Stille and the rest of the linemen are going to have to show up in a big way on Saturday if the Huskers are going to have a chance to hang with Ohio State. While the Buckeyes have struggled mightily to run the ball over the last few weeks, sophomore quarterback Dwayne Haskins is leading the Big Ten in nearly every single passing statistic with over 350 yards per game with 30 touchdowns. Nebraska can’t give Haskins time to hang in the pocket and pick the defense apart.

“He’s a big kid,” Dawson said about Haskins. “He looks bigger on film than what he’s listed at. He looks like a real great athlete. But he does a very good job of standing in there and you’ve got to do a good job. They’ve got a great big offensive line and they haven’t given up a ton of sacks this year, but you have to put pressure on them I think. When you’re rushing with four rushers, you’ve really got to do a good job of four guys rushing together. If one guy gets out of his lane or one guy gets off the technique, then that’s going to open up a step up. In this day and age, all the quarterbacks are so athletic that if you open up a lane, they’re going to be able to step up and throw it or they’re going to be able to step up and run it, either way. We have to do a good job of squeezing that and then getting our four guys to rush together to be able to keep him in the pocket for sure.”
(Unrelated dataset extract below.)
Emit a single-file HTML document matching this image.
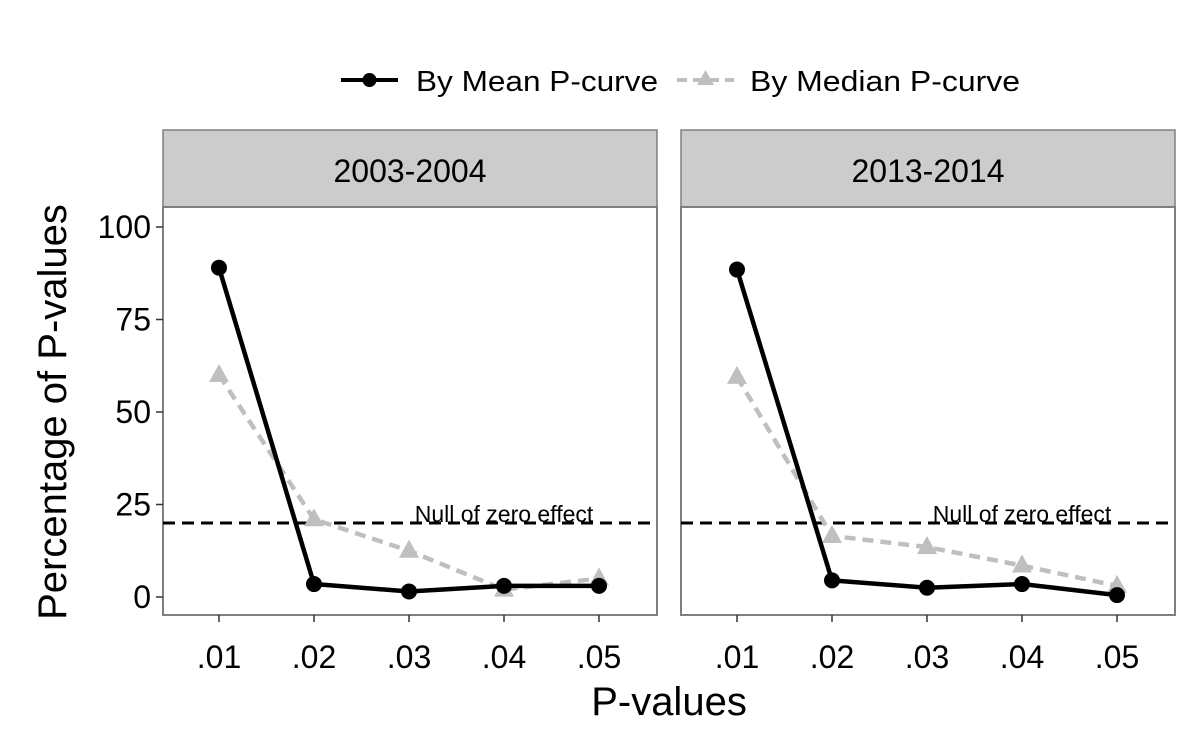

Stille is second on the team behind outside linebacker Luke Gifford with five sacks including one in each of the last three games, but Nebraska hasn’t gotten a sack from a lineman other than Stille since the Purdue game. Freedom Akinmoladun, Khalil Davis and Carlos Davis have combined for seven sacks this season, but six of them came in the first two games of the season.

As the old cliché goes, football is won and lost in the trenches and Nebraska needs a big performance by its big men up front in Columbus this weekend.